- **Goal of the exercise**: Only the lines from the one with "Rebuild this diagram" through the one with "(S) at (221,521)", inclusive, should be echoed exactly; pictures are left out.

═══

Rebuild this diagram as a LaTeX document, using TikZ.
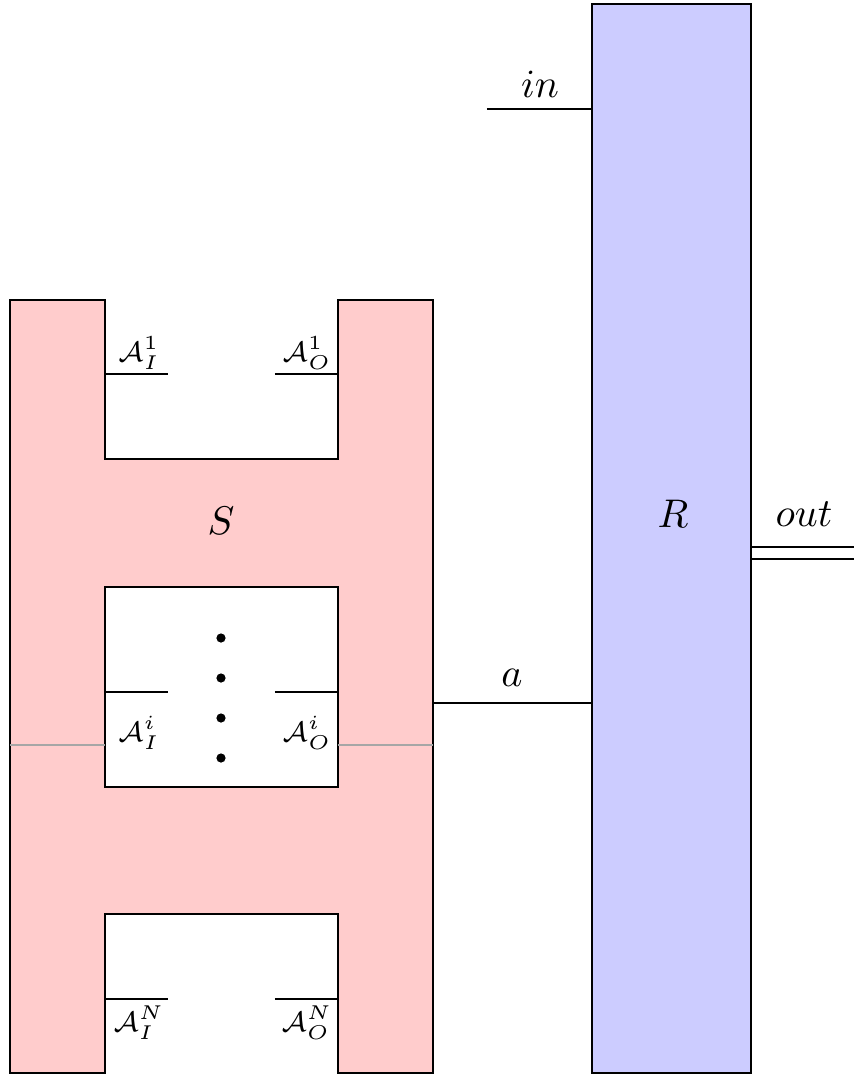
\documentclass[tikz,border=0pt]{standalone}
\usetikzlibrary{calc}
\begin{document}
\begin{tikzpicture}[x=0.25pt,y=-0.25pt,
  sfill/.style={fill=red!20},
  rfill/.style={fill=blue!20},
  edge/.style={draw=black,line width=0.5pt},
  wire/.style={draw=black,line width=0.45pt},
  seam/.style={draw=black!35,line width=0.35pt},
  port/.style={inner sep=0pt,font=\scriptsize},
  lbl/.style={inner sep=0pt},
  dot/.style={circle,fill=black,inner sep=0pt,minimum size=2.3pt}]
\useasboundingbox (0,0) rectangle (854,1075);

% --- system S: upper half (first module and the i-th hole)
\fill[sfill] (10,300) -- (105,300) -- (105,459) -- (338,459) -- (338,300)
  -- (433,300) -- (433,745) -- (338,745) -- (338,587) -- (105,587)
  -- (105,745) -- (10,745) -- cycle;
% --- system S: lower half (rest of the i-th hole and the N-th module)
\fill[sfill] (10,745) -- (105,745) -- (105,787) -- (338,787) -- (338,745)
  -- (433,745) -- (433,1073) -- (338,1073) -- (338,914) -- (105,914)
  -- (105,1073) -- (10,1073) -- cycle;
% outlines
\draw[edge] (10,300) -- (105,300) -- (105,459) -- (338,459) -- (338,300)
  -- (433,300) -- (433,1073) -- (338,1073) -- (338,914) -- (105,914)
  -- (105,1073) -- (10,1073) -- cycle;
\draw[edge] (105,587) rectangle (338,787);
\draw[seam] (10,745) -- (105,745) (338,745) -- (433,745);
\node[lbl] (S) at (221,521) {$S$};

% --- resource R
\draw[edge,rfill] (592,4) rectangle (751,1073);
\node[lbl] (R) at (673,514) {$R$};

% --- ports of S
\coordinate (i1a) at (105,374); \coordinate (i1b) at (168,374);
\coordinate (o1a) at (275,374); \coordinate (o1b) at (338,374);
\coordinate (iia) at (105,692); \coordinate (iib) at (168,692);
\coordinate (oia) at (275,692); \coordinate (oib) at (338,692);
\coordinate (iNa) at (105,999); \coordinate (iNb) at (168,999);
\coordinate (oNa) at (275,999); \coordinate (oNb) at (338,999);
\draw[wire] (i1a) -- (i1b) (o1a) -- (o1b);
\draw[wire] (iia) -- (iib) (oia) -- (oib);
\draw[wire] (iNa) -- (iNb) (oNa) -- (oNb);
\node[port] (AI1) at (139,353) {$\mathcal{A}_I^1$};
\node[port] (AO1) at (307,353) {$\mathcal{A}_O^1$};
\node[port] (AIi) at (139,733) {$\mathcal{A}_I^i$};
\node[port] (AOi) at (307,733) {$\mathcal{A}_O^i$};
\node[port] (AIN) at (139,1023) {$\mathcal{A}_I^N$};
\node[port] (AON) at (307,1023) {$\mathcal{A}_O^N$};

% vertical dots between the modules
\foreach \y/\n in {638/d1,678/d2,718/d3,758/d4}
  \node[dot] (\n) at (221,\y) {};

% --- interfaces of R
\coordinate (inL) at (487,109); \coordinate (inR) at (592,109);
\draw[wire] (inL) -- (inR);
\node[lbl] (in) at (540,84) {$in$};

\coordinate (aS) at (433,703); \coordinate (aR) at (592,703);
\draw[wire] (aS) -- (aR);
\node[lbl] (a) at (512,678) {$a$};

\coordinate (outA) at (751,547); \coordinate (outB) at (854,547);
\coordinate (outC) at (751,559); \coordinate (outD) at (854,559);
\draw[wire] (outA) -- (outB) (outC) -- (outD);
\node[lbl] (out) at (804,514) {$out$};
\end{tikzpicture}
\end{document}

═══

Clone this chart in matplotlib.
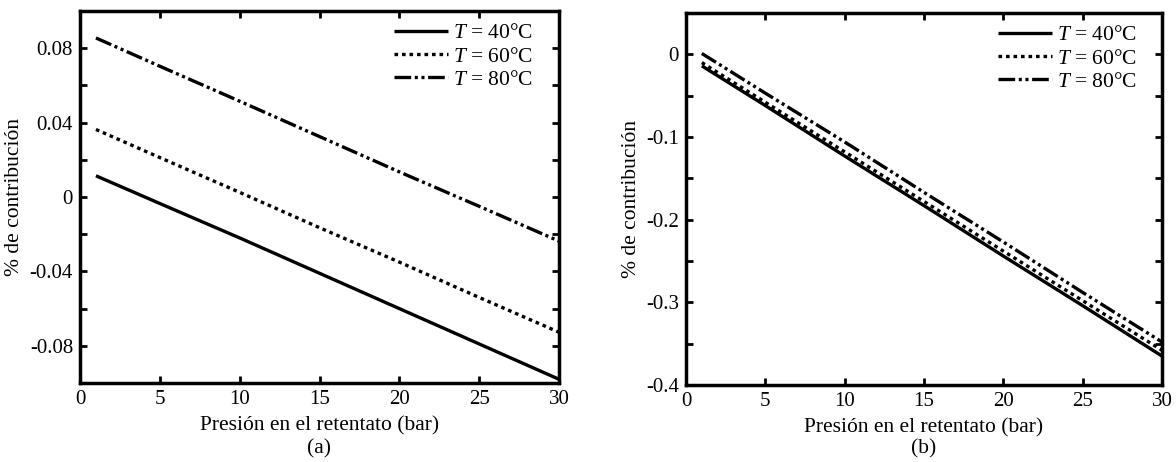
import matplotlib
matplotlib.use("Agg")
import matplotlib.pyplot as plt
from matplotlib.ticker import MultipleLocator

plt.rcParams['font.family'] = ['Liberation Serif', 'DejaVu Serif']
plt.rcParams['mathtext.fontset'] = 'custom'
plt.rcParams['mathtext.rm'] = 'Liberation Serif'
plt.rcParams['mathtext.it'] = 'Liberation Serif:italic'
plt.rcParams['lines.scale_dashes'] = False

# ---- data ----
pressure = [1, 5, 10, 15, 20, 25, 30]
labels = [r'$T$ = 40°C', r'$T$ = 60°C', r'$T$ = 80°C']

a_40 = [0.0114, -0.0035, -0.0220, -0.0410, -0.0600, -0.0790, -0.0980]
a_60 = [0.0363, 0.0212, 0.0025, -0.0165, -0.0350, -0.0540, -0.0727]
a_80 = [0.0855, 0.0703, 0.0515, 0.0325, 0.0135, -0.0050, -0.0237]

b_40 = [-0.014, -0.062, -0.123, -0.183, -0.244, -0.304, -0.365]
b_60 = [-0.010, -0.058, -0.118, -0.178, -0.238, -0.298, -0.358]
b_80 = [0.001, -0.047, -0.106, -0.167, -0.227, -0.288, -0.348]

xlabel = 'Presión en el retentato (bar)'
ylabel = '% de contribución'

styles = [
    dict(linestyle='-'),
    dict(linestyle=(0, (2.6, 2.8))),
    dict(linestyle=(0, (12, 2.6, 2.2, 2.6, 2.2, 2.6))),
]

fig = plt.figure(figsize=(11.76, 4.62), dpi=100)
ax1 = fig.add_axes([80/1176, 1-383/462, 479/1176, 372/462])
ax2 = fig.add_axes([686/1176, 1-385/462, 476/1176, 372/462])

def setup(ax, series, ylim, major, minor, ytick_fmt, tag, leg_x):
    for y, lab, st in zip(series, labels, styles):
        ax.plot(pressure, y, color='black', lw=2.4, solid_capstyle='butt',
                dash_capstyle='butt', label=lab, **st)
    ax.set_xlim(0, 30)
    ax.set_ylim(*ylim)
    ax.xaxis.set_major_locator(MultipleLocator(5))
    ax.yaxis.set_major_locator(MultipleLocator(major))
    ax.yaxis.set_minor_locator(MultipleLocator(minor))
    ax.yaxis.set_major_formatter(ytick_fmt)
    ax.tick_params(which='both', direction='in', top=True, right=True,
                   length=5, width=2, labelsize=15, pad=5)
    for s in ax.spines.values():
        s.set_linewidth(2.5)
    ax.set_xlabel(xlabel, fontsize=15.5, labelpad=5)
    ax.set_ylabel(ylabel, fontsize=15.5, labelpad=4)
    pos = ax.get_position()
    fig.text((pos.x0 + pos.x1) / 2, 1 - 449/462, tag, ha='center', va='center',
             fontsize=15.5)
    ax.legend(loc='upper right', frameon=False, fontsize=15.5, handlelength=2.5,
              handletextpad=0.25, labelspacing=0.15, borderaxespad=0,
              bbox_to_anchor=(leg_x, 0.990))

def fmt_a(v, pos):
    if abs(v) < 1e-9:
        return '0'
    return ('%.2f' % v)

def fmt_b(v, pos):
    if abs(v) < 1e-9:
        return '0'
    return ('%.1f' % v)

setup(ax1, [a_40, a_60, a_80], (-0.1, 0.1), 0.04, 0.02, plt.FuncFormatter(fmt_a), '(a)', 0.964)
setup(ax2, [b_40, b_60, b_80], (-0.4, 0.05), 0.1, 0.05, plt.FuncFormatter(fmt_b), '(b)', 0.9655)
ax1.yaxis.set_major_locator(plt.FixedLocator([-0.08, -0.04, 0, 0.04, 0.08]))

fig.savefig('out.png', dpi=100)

═══

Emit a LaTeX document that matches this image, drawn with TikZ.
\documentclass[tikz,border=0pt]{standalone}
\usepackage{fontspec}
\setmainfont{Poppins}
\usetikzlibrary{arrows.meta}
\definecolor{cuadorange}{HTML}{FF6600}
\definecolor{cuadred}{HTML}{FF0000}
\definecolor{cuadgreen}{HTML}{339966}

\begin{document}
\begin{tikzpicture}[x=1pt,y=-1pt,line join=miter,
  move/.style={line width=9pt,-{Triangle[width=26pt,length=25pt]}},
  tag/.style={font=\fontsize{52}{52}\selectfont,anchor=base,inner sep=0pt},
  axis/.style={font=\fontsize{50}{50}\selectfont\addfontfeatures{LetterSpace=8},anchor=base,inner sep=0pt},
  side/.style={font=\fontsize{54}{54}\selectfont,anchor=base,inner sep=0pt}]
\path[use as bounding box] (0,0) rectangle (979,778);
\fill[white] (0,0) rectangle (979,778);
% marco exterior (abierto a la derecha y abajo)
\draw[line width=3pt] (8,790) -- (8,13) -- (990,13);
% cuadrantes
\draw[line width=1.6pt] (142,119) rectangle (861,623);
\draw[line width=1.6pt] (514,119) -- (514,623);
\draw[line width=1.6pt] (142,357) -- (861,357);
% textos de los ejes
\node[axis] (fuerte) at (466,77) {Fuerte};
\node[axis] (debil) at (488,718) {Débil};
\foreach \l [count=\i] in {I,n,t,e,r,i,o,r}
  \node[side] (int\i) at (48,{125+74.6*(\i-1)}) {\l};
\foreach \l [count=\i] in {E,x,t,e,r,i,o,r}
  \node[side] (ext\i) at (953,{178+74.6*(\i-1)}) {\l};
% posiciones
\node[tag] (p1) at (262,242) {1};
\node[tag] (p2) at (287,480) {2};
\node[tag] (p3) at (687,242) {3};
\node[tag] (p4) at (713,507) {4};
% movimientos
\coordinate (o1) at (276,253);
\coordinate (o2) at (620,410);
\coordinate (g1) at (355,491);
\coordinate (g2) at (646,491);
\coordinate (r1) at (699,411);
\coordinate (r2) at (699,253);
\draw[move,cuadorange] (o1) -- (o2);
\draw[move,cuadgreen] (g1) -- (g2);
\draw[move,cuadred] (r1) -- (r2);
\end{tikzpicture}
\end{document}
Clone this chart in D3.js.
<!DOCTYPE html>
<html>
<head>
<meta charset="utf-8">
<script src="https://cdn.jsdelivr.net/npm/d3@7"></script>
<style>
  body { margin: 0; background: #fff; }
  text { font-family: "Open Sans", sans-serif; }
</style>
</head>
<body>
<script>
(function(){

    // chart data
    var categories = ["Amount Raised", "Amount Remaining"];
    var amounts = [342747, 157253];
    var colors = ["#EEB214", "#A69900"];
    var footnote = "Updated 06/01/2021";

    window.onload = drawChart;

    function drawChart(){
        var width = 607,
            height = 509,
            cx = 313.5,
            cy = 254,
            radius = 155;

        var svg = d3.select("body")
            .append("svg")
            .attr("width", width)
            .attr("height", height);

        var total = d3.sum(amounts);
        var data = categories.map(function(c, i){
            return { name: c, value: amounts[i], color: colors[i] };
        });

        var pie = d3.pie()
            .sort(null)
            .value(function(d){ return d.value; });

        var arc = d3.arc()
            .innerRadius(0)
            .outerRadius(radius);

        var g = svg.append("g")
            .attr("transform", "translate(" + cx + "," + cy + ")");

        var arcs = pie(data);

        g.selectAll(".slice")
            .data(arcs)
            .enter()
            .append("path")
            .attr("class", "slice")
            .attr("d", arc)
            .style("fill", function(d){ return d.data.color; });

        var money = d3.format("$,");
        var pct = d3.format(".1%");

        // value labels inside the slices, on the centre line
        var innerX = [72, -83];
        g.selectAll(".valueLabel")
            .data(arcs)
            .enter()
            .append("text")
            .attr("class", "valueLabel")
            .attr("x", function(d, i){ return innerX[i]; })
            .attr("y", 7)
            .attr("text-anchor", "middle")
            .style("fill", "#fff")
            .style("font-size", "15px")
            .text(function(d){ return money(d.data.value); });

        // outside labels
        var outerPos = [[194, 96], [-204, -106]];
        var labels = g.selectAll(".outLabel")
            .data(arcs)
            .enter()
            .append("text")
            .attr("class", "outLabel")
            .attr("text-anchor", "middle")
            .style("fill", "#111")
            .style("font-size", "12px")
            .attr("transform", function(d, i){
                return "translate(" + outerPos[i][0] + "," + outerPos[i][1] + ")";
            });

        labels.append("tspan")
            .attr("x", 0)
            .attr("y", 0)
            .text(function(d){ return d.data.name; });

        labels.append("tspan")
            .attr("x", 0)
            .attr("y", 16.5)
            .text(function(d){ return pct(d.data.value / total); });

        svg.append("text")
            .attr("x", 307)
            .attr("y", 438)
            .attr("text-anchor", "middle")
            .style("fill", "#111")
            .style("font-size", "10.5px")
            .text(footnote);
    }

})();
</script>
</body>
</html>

═══

- **Answer to this exercise**:
Rebuild this diagram as a LaTeX document, using TikZ.
\documentclass[tikz,border=0pt]{standalone}
\usetikzlibrary{calc}
\begin{document}
\begin{tikzpicture}[x=0.25pt,y=-0.25pt,
  sfill/.style={fill=red!20},
  rfill/.style={fill=blue!20},
  edge/.style={draw=black,line width=0.5pt},
  wire/.style={draw=black,line width=0.45pt},
  seam/.style={draw=black!35,line width=0.35pt},
  port/.style={inner sep=0pt,font=\scriptsize},
  lbl/.style={inner sep=0pt},
  dot/.style={circle,fill=black,inner sep=0pt,minimum size=2.3pt}]
\useasboundingbox (0,0) rectangle (854,1075);

% --- system S: upper half (first module and the i-th hole)
\fill[sfill] (10,300) -- (105,300) -- (105,459) -- (338,459) -- (338,300)
  -- (433,300) -- (433,745) -- (338,745) -- (338,587) -- (105,587)
  -- (105,745) -- (10,745) -- cycle;
% --- system S: lower half (rest of the i-th hole and the N-th module)
\fill[sfill] (10,745) -- (105,745) -- (105,787) -- (338,787) -- (338,745)
  -- (433,745) -- (433,1073) -- (338,1073) -- (338,914) -- (105,914)
  -- (105,1073) -- (10,1073) -- cycle;
% outlines
\draw[edge] (10,300) -- (105,300) -- (105,459) -- (338,459) -- (338,300)
  -- (433,300) -- (433,1073) -- (338,1073) -- (338,914) -- (105,914)
  -- (105,1073) -- (10,1073) -- cycle;
\draw[edge] (105,587) rectangle (338,787);
\draw[seam] (10,745) -- (105,745) (338,745) -- (433,745);
\node[lbl] (S) at (221,521) {$S$};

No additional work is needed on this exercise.